The next day they entered the settled country in good order, and when they saw the first village, which was Cibola, such were the curses that some hurled at Friar Marcos that I pray God may protect him from them.

It is a little, unattractive village, looking as if had been crumpled all up together. There are mansions in New Spain which make a better appearance at a distance.[1] It is a village of about 200 warriors, is three and four stories high, with the houses small and having only a few rooms, and without a courtyard. One yard serves for each section. The people of the whole district had collected here, for there are seven villages in the province, and some of the others are even larger and stronger than Cibola. These folks waited for the army, drawn up by divisions in front of the village. When they refused to have peace on the terms the interpreters extended to them, but appeared defiant, the Santiago[2] was given, and they were at once put to flight. The Spaniards then attacked the village, which was taken with not a little difficulty, since they held the narrow and crooked entrance. During the attack they knocked the general down with a large stone, and would have killed him but for Don Garcia Lopez de Cardenas and Hernando de Alvarado, who threw themselves above him and drew "him away, receiving the blows of the stones, which were not few. But the first fury of the Spaniards could not be resisted, and in less than an hour they entered the village and captured it. They discovered food there, which was the thing they were most in need of.[3] After this the whole province was at peace.[4]

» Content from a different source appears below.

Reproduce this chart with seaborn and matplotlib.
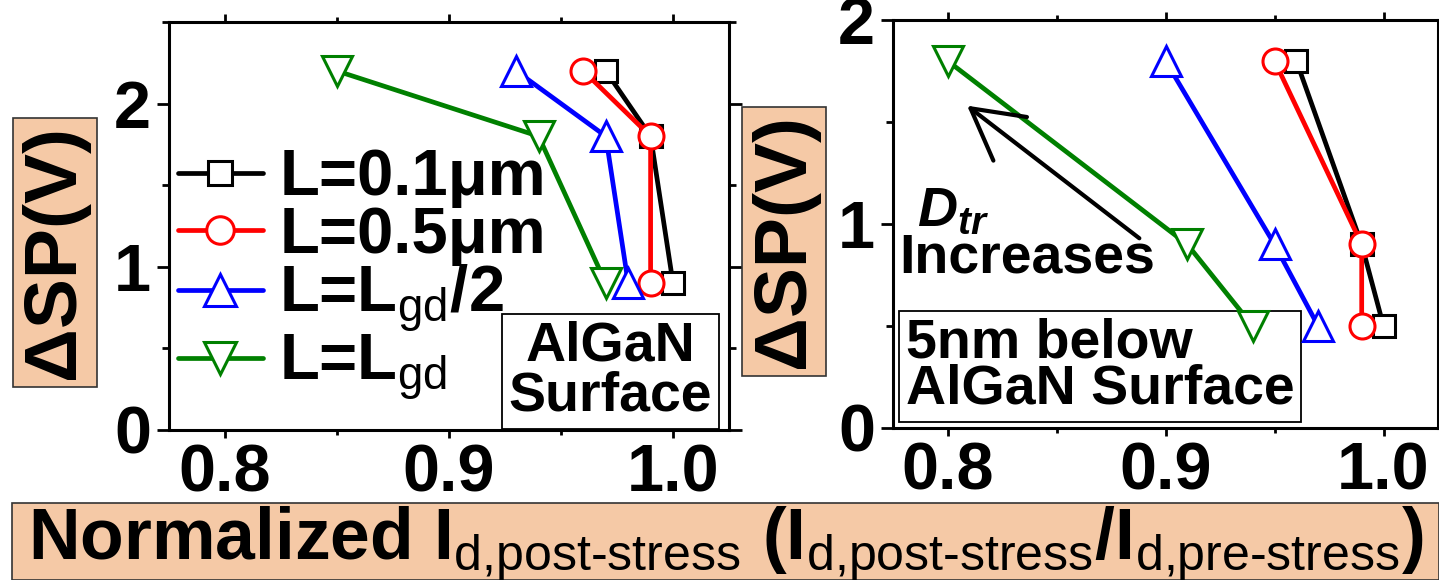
import matplotlib
matplotlib.use("Agg")
import matplotlib.pyplot as plt
from matplotlib.patches import Rectangle
from matplotlib.ticker import MultipleLocator
import seaborn as sns

# Trap-induced surface-potential shift vs. normalized drain current
dsp_surface = [2.2, 1.8, 0.9]
id_surface_01um = [0.97, 0.99, 1.00]
id_surface_05um = [0.96, 0.99, 0.99]
id_surface_half = [0.93, 0.97, 0.98]
id_surface_full = [0.85, 0.94, 0.97]

dsp_below = [1.8, 0.9, 0.5]
id_below_01um = [0.96, 0.99, 1.00]
id_below_05um = [0.95, 0.99, 0.99]
id_below_half = [0.90, 0.95, 0.97]
id_below_full = [0.80, 0.91, 0.94]

series_labels = ["L=0.1μm", "L=0.5μm", r"L=L$_\mathrm{gd}$/2", r"L=L$_\mathrm{gd}$"]
series_colors = ["#000000", "#FF0000", "#0000FF", "#008000"]
series_markers = ["s", "o", "^", "v"]
marker_sizes = [16, 18, 21, 21]

x_ticks = [0.8, 0.9, 1.0]
x_tick_labels = ["0.8", "0.9", "1.0"]

sns.set_theme(style="ticks")
plt.rcParams["font.family"] = ["Liberation Sans", "DejaVu Sans"]
plt.rcParams["text.color"] = "black"
plt.rcParams["axes.labelcolor"] = "black"
plt.rcParams["xtick.color"] = "black"
plt.rcParams["ytick.color"] = "black"
plt.rcParams["mathtext.fontset"] = "custom"
plt.rcParams["mathtext.rm"] = "Liberation Sans"
plt.rcParams["mathtext.it"] = "Liberation Sans:italic:bold"
plt.rcParams["mathtext.bf"] = "Liberation Sans:bold"
plt.rcParams["mathtext.sf"] = "Liberation Sans"

PEACH = "#F5C9A6"
W, H = 1439, 580
fig = plt.figure(figsize=(W / 100, H / 100), dpi=100)

ax1 = fig.add_axes([169 / W, 150 / H, 560 / W, 408 / H])
ax2 = fig.add_axes([893 / W, 152 / H, 545 / W, 408 / H])


def draw_panel(ax, xs_list, ys, ylim, yticks):
    for xs, lab, col, mk, ms in zip(xs_list, series_labels, series_colors,
                                    series_markers, marker_sizes):
        sns.lineplot(x=xs, y=ys, ax=ax, estimator=None, sort=False,
                     color=col, marker=mk, markersize=ms, markerfacecolor="white",
                     markeredgecolor=col, markeredgewidth=2.2, linewidth=3.4,
                     label=lab, legend=False, zorder=3)
    ax.set_xlim(0.775, 1.025)
    ax.set_ylim(*ylim)
    ax.set_xticks(x_ticks)
    ax.set_xticklabels(x_tick_labels)
    ax.set_yticks(yticks)
    ax.set_yticklabels([str(t) for t in yticks])
    ax.xaxis.set_minor_locator(MultipleLocator(0.05))
    ax.yaxis.set_minor_locator(MultipleLocator(0.5))
    ax.set_xlabel("")
    ax.set_ylabel("")
    for sp in ax.spines.values():
        sp.set_linewidth(2.2)
        sp.set_color("black")
        sp.set_visible(True)
    ax.tick_params(axis="both", which="both", direction="out", top=True,
                   right=True, width=2.0, colors="black")
    ax.tick_params(axis="x", which="major", length=6, pad=4, labelsize=48)
    ax.tick_params(axis="x", which="minor", length=3.5)
    ax.tick_params(axis="y", which="major", length=9, pad=4, labelsize=48)
    ax.tick_params(axis="y", which="minor", length=5)
    for lbl in ax.get_xticklabels() + ax.get_yticklabels():
        lbl.set_fontweight("bold")
    ax.set_facecolor("white")


draw_panel(ax1, [id_surface_01um, id_surface_05um, id_surface_half, id_surface_full],
           dsp_surface, (0, 2.5), [0, 1, 2])
draw_panel(ax2, [id_below_01um, id_below_05um, id_below_half, id_below_full],
           dsp_below, (0, 2.0), [0, 1, 2])

leg = ax1.legend(loc="upper left", bbox_to_anchor=(0.016, 0.69), frameon=False,
                 fontsize=47, handlelength=1.3, handletextpad=0.25,
                 labelspacing=-0.04, borderaxespad=0, borderpad=0, markerscale=1.1)
for t in leg.get_texts():
    t.set_fontweight("bold")

box_style = dict(boxstyle="square,pad=0.12", fc="white", ec="black", lw=1.3)
ax1.text(0.972, 0.36, "AlGaN\nSurface", ha="center", va="center",
         multialignment="center", fontsize=40, fontweight="bold",
         linespacing=0.95, bbox=box_style, zorder=2)
ax2.text(0.870, 0.30, "5nm below\nAlGaN Surface", ha="center", va="center",
         multialignment="left", fontsize=40, fontweight="bold",
         linespacing=0.85, bbox=box_style, zorder=2)

ax2.text(0.786, 0.99, r"$\mathit{D}_{\mathit{tr}}$", fontsize=40,
         ha="left", va="baseline", zorder=4)
ax2.text(0.778, 0.76, "Increases", fontsize=40, fontweight="bold",
         ha="left", va="baseline", zorder=4)
ax2.annotate("", xy=(0.809, 1.58), xytext=(0.888, 0.93),
             arrowprops=dict(arrowstyle="->,head_length=1.0,head_width=0.55",
                             lw=3.0, color="black", mutation_scale=36,
                             shrinkA=0, shrinkB=0), zorder=4)

ylabel_box = dict(boxstyle="square,pad=0.1", fc=PEACH, ec="#333333", lw=1.2)
for xc, yc in [(55, 252), (784, 241)]:
    fig.text(xc / W, 1 - yc / H, "ΔSP(V)", rotation=90, ha="center",
             va="center", fontsize=54, fontweight="bold", bbox=ylabel_box)

fig.patches.append(Rectangle((12 / W, 0), 1 - 12 / W, (H - 503) / H,
                             transform=fig.transFigure, fc=PEACH,
                             ec="#333333", lw=1.2, zorder=0))
fig.text(28 / W, 1 - 559 / H,
         r"Normalized I$_\text{d,post-stress}$ (I$_\text{d,post-stress}$/I$_\text{d,pre-stress}$)",
         ha="left", va="baseline", fontsize=51.5, fontweight="bold")

fig.savefig("out.png", dpi=100)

  1. Mota Padilla, p. 113; "They reached Tzibola, which was a village divided into two parts, which were encircled in such a way as to make the village round, and the houses adjoining three and four stories high, with doors opening on a great court or plaza, leaving one or two doors in the wall, so as to go in and out. In the middle of the plaza there is a hatchway or trapdoor, by which they go down to a subterranean hall, the roof of which was of large pine beams, and a little hearth in the floor, and the walls plastered. The Indian men stayed there days and nights playing (or gaming) and the women brought them food; and this was the way the Indians of the neighboring villages lived."
  2. The war cry or "loud invocation addressed to Saint James before engaging in battle with the Infidels."—Captain John Stevens' Dictionary.
  3. Compare the translation of the Traslado do las Nuevas herein. There are some striking resemblances between that account and Castañeda's narrative.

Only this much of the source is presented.